◆ INSTRUCTIONS TO FOLLOW:
Everything in the data should be repeated exactly, save for the images.

==================================================

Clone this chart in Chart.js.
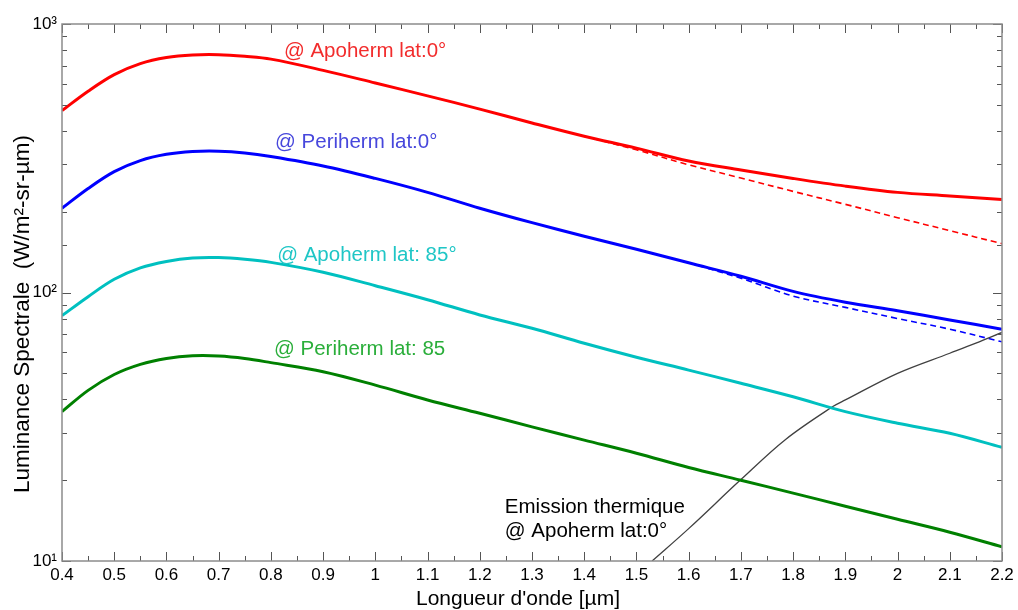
<!DOCTYPE html>
<html>
<head>
<meta charset="utf-8">
<script src="https://cdn.jsdelivr.net/npm/chart.js@4.4.1/dist/chart.umd.min.js"></script>
<style>
  html, body { margin: 0; padding: 0; background: #fff; }
</style>
</head>
<body>
<canvas id="chart" width="1018" height="610"></canvas>
<script>
// wavelength grid (µm) shared by the four main curves
const wavelength = [0.4, 0.45, 0.5, 0.55, 0.6, 0.65, 0.7, 0.75, 0.8, 0.9, 1.0, 1.1, 1.2, 1.3, 1.4, 1.5, 1.6, 1.7, 1.8, 1.9, 2.0, 2.1, 2.2];
const apoEq   = [476, 562, 648, 712, 750, 767, 769, 758, 740, 672, 603, 540, 482, 428, 382, 345, 309, 286, 266, 249, 236, 229, 222];
const periEq  = [206, 244, 282, 310, 327, 335, 336, 331, 321, 296, 266, 236, 206, 182, 162, 145, 129, 115, 101, 92, 85.5, 79, 73];
const apo85   = [82, 96.5, 112, 123.5, 130.5, 134.5, 135, 133, 129.5, 119, 106, 94, 82.5, 73.6, 64.7, 57.4, 51.4, 45.9, 40.9, 36, 32.6, 29.9, 26.5];
const peri85  = [36, 43.2, 49.5, 54, 56.8, 58.1, 58, 56.8, 54.8, 50.7, 45.2, 39.8, 35.5, 31.6, 28.2, 25.2, 22.3, 20, 17.9, 16, 14.3, 12.8, 11.3];

// reflected part only (dashed)
const wlApoDash  = [1.4, 1.5, 1.6, 1.7, 1.8, 1.9, 2.0, 2.1, 2.2];
const apoEqDash  = [382, 340, 299, 267, 238, 213, 190, 170, 152];
const wlPeriDash = [1.6, 1.7, 1.8, 1.9, 2.0, 2.1, 2.2];
const periEqDash = [129, 113, 97, 88, 80, 73, 65.5];

// thermal emission @ Apoherm lat:0°
const wlThermal = [1.53, 1.6, 1.7, 1.785, 1.876, 1.9, 2.0, 2.1, 2.15, 2.2];
const thermal   = [10, 13.2, 20.1, 28.3, 37.6, 39.8, 50, 59.4, 64.8, 71];

// axis ticks
const xTickValues = [0.4, 0.5, 0.6, 0.7, 0.8, 0.9, 1, 1.1, 1.2, 1.3, 1.4, 1.5, 1.6, 1.7, 1.8, 1.9, 2, 2.1, 2.2];
const xTickLabels = ['0.4', '0.5', '0.6', '0.7', '0.8', '0.9', '1', '1.1', '1.2', '1.3', '1.4', '1.5', '1.6', '1.7', '1.8', '1.9', '2', '2.1', '2.2'];
const yTickValues = [10, 100, 1000];
const yTickLabels = ['10¹', '10²', '10³'];

const FONT = '"Liberation Sans", Arial, sans-serif';

const pts = (xs, ys) => xs.map((x, i) => ({ x: x, y: ys[i] }));

function findIdx(arr, v) {
    return arr.findIndex(a => Math.abs(a - v) < 1e-6);
}

// text labels, anchored in data coordinates
const notes = [
    { text: '@ Apoherm lat:0°',   x: 0.825, y: 753, color: '#f22c2c' },
    { text: '@ Periherm lat:0°',  x: 0.808, y: 344, color: '#4747dc' },
    { text: '@ Apoherm lat: 85°', x: 0.812, y: 131, color: '#1fc6c6' },
    { text: '@ Periherm lat: 85', x: 0.806, y: 58.5, color: '#2aae3a' },
    { text: 'Emission thermique', x: 1.248, y: 15.1, color: '#000' },
    { text: '@ Apoherm lat:0°',   x: 1.248, y: 12.3, color: '#000' }
];

const framePlugin = {
    id: 'frame',
    afterDraw(chart) {
        const { ctx, chartArea: a, scales: { x, y } } = chart;
        ctx.save();

        // inside tick marks on all four sides
        ctx.strokeStyle = '#555';
        ctx.lineWidth = 1;
        ctx.beginPath();
        x.ticks.forEach(t => {
            const px = Math.round(x.getPixelForValue(t.value)) + 0.5;
            const len = findIdx(xTickValues, t.value) >= 0 ? 9 : 5;
            ctx.moveTo(px, a.bottom); ctx.lineTo(px, a.bottom - len);
            ctx.moveTo(px, a.top); ctx.lineTo(px, a.top + len);
        });
        y.ticks.forEach(t => {
            const py = Math.round(y.getPixelForValue(t.value)) + 0.5;
            const len = findIdx(yTickValues, t.value) >= 0 ? 9 : 5;
            ctx.moveTo(a.left, py); ctx.lineTo(a.left + len, py);
            ctx.moveTo(a.right, py); ctx.lineTo(a.right - len, py);
        });
        ctx.stroke();

        ctx.strokeStyle = '#8c8c8c';
        ctx.lineWidth = 1.5;
        ctx.strokeRect(a.left, a.top, a.right - a.left, a.bottom - a.top);

        // annotations
        ctx.font = '20.5px ' + FONT;
        ctx.textAlign = 'left';
        ctx.textBaseline = 'alphabetic';
        notes.forEach(n => {
            ctx.fillStyle = n.color;
            ctx.fillText(n.text, x.getPixelForValue(n.x), y.getPixelForValue(n.y));
        });

        // axis titles
        ctx.fillStyle = '#000';
        ctx.font = '21px ' + FONT;
        ctx.textAlign = 'center';
        ctx.fillText("Longueur d'onde [µm]", 518, 605);

        ctx.font = '22.5px ' + FONT;
        ctx.translate(23, 314);
        ctx.rotate(-Math.PI / 2);
        ctx.textBaseline = 'middle';
        ctx.fillText('Luminance Spectrale  (W/m²-sr-µm)', 0, 0);
        ctx.restore();
    }
};

new Chart(document.getElementById('chart'), {
    type: 'line',
    data: {
        datasets: [
            { data: pts(wavelength, apoEq),  borderColor: '#ff0000', borderWidth: 3 },
            { data: pts(wavelength, periEq), borderColor: '#0000ff', borderWidth: 3 },
            { data: pts(wavelength, apo85),  borderColor: '#00c0c0', borderWidth: 3 },
            { data: pts(wavelength, peri85), borderColor: '#008000', borderWidth: 3 },
            { data: pts(wlThermal, thermal), borderColor: '#404040', borderWidth: 1.3 },
            { data: pts(wlApoDash, apoEqDash),   borderColor: '#ff0000', borderWidth: 1.6, borderDash: [6, 4] },
            { data: pts(wlPeriDash, periEqDash), borderColor: '#0000ff', borderWidth: 1.6, borderDash: [6, 4] }
        ]
    },
    options: {
        responsive: false,
        animation: false,
        layout: { padding: { left: 0, top: 24, right: 16, bottom: 0 } },
        elements: {
            point: { radius: 0 },
            line: { tension: 0.35, fill: false }
        },
        plugins: {
            legend: { display: false },
            tooltip: { enabled: false }
        },
        scales: {
            x: {
                type: 'linear',
                min: 0.4,
                max: 2.2,
                grid: { display: false, drawTicks: false },
                border: { display: false },
                afterFit: s => { s.height = 49; },
                ticks: {
                    stepSize: 0.05,
                    autoSkip: false,
                    maxRotation: 0,
                    padding: 4,
                    color: '#000',
                    font: { family: FONT, size: 17 },
                    callback: v => {
                        const i = findIdx(xTickValues, v);
                        return i >= 0 ? xTickLabels[i] : '';
                    }
                }
            },
            y: {
                type: 'logarithmic',
                min: 10,
                max: 1000,
                grid: { display: false, drawTicks: false },
                border: { display: false },
                afterFit: s => { s.width = 62; },
                ticks: {
                    autoSkip: false,
                    padding: 5,
                    color: '#000',
                    font: { family: FONT, size: 17 },
                    callback: v => {
                        const i = findIdx(yTickValues, v);
                        return i >= 0 ? yTickLabels[i] : '';
                    }
                }
            }
        }
    },
    plugins: [framePlugin]
});
</script>
</body>
</html>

==================================================

◆ COMPLETED EXERCISE:
Clone this chart in Chart.js.
<!DOCTYPE html>
<html>
<head>
<meta charset="utf-8">
<script src="https://cdn.jsdelivr.net/npm/chart.js@4.4.1/dist/chart.umd.min.js"></script>
<style>
  html, body { margin: 0; padding: 0; background: #fff; }
</style>
</head>
<body>
<canvas id="chart" width="1018" height="610"></canvas>
<script>
// wavelength grid (µm) shared by the four main curves
const wavelength = [0.4, 0.45, 0.5, 0.55, 0.6, 0.65, 0.7, 0.75, 0.8, 0.9, 1.0, 1.1, 1.2, 1.3, 1.4, 1.5, 1.6, 1.7, 1.8, 1.9, 2.0, 2.1, 2.2];
const apoEq   = [476, 562, 648, 712, 750, 767, 769, 758, 740, 672, 603, 540, 482, 428, 382, 345, 309, 286, 266, 249, 236, 229, 222];
const periEq  = [206, 244, 282, 310, 327, 335, 336, 331, 321, 296, 266, 236, 206, 182, 162, 145, 129, 115, 101, 92, 85.5, 79, 73];
const apo85   = [82, 96.5, 112, 123.5, 130.5, 134.5, 135, 133, 129.5, 119, 106, 94, 82.5, 73.6, 64.7, 57.4, 51.4, 45.9, 40.9, 36, 32.6, 29.9, 26.5];
const peri85  = [36, 43.2, 49.5, 54, 56.8, 58.1, 58, 56.8, 54.8, 50.7, 45.2, 39.8, 35.5, 31.6, 28.2, 25.2, 22.3, 20, 17.9, 16, 14.3, 12.8, 11.3];

// reflected part only (dashed)
const wlApoDash  = [1.4, 1.5, 1.6, 1.7, 1.8, 1.9, 2.0, 2.1, 2.2];
const apoEqDash  = [382, 340, 299, 267, 238, 213, 190, 170, 152];
const wlPeriDash = [1.6, 1.7, 1.8, 1.9, 2.0, 2.1, 2.2];
const periEqDash = [129, 113, 97, 88, 80, 73, 65.5];

// thermal emission @ Apoherm lat:0°
const wlThermal = [1.53, 1.6, 1.7, 1.785, 1.876, 1.9, 2.0, 2.1, 2.15, 2.2];
const thermal   = [10, 13.2, 20.1, 28.3, 37.6, 39.8, 50, 59.4, 64.8, 71];

// axis ticks
const xTickValues = [0.4, 0.5, 0.6, 0.7, 0.8, 0.9, 1, 1.1, 1.2, 1.3, 1.4, 1.5, 1.6, 1.7, 1.8, 1.9, 2, 2.1, 2.2];
const xTickLabels = ['0.4', '0.5', '0.6', '0.7', '0.8', '0.9', '1', '1.1', '1.2', '1.3', '1.4', '1.5', '1.6', '1.7', '1.8', '1.9', '2', '2.1', '2.2'];
const yTickValues = [10, 100, 1000];
const yTickLabels = ['10¹', '10²', '10³'];

const FONT = '"Liberation Sans", Arial, sans-serif';

const pts = (xs, ys) => xs.map((x, i) => ({ x: x, y: ys[i] }));

function findIdx(arr, v) {
    return arr.findIndex(a => Math.abs(a - v) < 1e-6);
}

// text labels, anchored in data coordinates
const notes = [
    { text: '@ Apoherm lat:0°',   x: 0.825, y: 753, color: '#f22c2c' },
    { text: '@ Periherm lat:0°',  x: 0.808, y: 344, color: '#4747dc' },
    { text: '@ Apoherm lat: 85°', x: 0.812, y: 131, color: '#1fc6c6' },
    { text: '@ Periherm lat: 85', x: 0.806, y: 58.5, color: '#2aae3a' },
    { text: 'Emission thermique', x: 1.248, y: 15.1, color: '#000' },
    { text: '@ Apoherm lat:0°',   x: 1.248, y: 12.3, color: '#000' }
];

const framePlugin = {
    id: 'frame',
    afterDraw(chart) {
        const { ctx, chartArea: a, scales: { x, y } } = chart;
        ctx.save();

        // inside tick marks on all four sides
        ctx.strokeStyle = '#555';
        ctx.lineWidth = 1;
        ctx.beginPath();
        x.ticks.forEach(t => {
            const px = Math.round(x.getPixelForValue(t.value)) + 0.5;
            const len = findIdx(xTickValues, t.value) >= 0 ? 9 : 5;
            ctx.moveTo(px, a.bottom); ctx.lineTo(px, a.bottom - len);
            ctx.moveTo(px, a.top); ctx.lineTo(px, a.top + len);
        });
        y.ticks.forEach(t => {
            const py = Math.round(y.getPixelForValue(t.value)) + 0.5;
            const len = findIdx(yTickValues, t.value) >= 0 ? 9 : 5;
            ctx.moveTo(a.left, py); ctx.lineTo(a.left + len, py);
            ctx.moveTo(a.right, py); ctx.lineTo(a.right - len, py);
        });
        ctx.stroke();

        ctx.strokeStyle = '#8c8c8c';
        ctx.lineWidth = 1.5;
        ctx.strokeRect(a.left, a.top, a.right - a.left, a.bottom - a.top);

        // annotations
        ctx.font = '20.5px ' + FONT;
        ctx.textAlign = 'left';
        ctx.textBaseline = 'alphabetic';
        notes.forEach(n => {
            ctx.fillStyle = n.color;
            ctx.fillText(n.text, x.getPixelForValue(n.x), y.getPixelForValue(n.y));
        });

        // axis titles
        ctx.fillStyle = '#000';
        ctx.font = '21px ' + FONT;
        ctx.textAlign = 'center';
        ctx.fillText("Longueur d'onde [µm]", 518, 605);

        ctx.font = '22.5px ' + FONT;
        ctx.translate(23, 314);
        ctx.rotate(-Math.PI / 2);
        ctx.textBaseline = 'middle';
        ctx.fillText('Luminance Spectrale  (W/m²-sr-µm)', 0, 0);
        ctx.restore();
    }
};

new Chart(document.getElementById('chart'), {
    type: 'line',
    data: {
        datasets: [
            { data: pts(wavelength, apoEq),  borderColor: '#ff0000', borderWidth: 3 },
            { data: pts(wavelength, periEq), borderColor: '#0000ff', borderWidth: 3 },
            { data: pts(wavelength, apo85),  borderColor: '#00c0c0', borderWidth: 3 },
            { data: pts(wavelength, peri85), borderColor: '#008000', borderWidth: 3 },
            { data: pts(wlThermal, thermal), borderColor: '#404040', borderWidth: 1.3 },
            { data: pts(wlApoDash, apoEqDash),   borderColor: '#ff0000', borderWidth: 1.6, borderDash: [6, 4] },
            { data: pts(wlPeriDash, periEqDash), borderColor: '#0000ff', borderWidth: 1.6, borderDash: [6, 4] }
        ]
    },
    options: {
        responsive: false,
        animation: false,
        layout: { padding: { left: 0, top: 24, right: 16, bottom: 0 } },
        elements: {
            point: { radius: 0 },
            line: { tension: 0.35, fill: false }
        },
        plugins: {
            legend: { display: false },
            tooltip: { enabled: false }
        },
        scales: {
            x: {
                type: 'linear',
                min: 0.4,
                max: 2.2,
                grid: { display: false, drawTicks: false },
                border: { display: false },
                afterFit: s => { s.height = 49; },
                ticks: {
                    stepSize: 0.05,
                    autoSkip: false,
                    maxRotation: 0,
                    padding: 4,
                    color: '#000',
                    font: { family: FONT, size: 17 },
                    callback: v => {
                        const i = findIdx(xTickValues, v);
                        return i >= 0 ? xTickLabels[i] : '';
                    }
                }
            },
            y: {
                type: 'logarithmic',
                min: 10,
                max: 1000,
                grid: { display: false, drawTicks: false },
                border: { display: false },
                afterFit: s => { s.width = 62; },
                ticks: {
                    autoSkip: false,
                    padding: 5,
                    color: '#000',
                    font: { family: FONT, size: 17 },
                    callback: v => {
                        const i = findIdx(yTickValues, v);
                        return i >= 0 ? yTickLabels[i] : '';
                    }
                }
            }
        }
    },
    plugins: [framePlugin]
});
</script>
</body>
</html>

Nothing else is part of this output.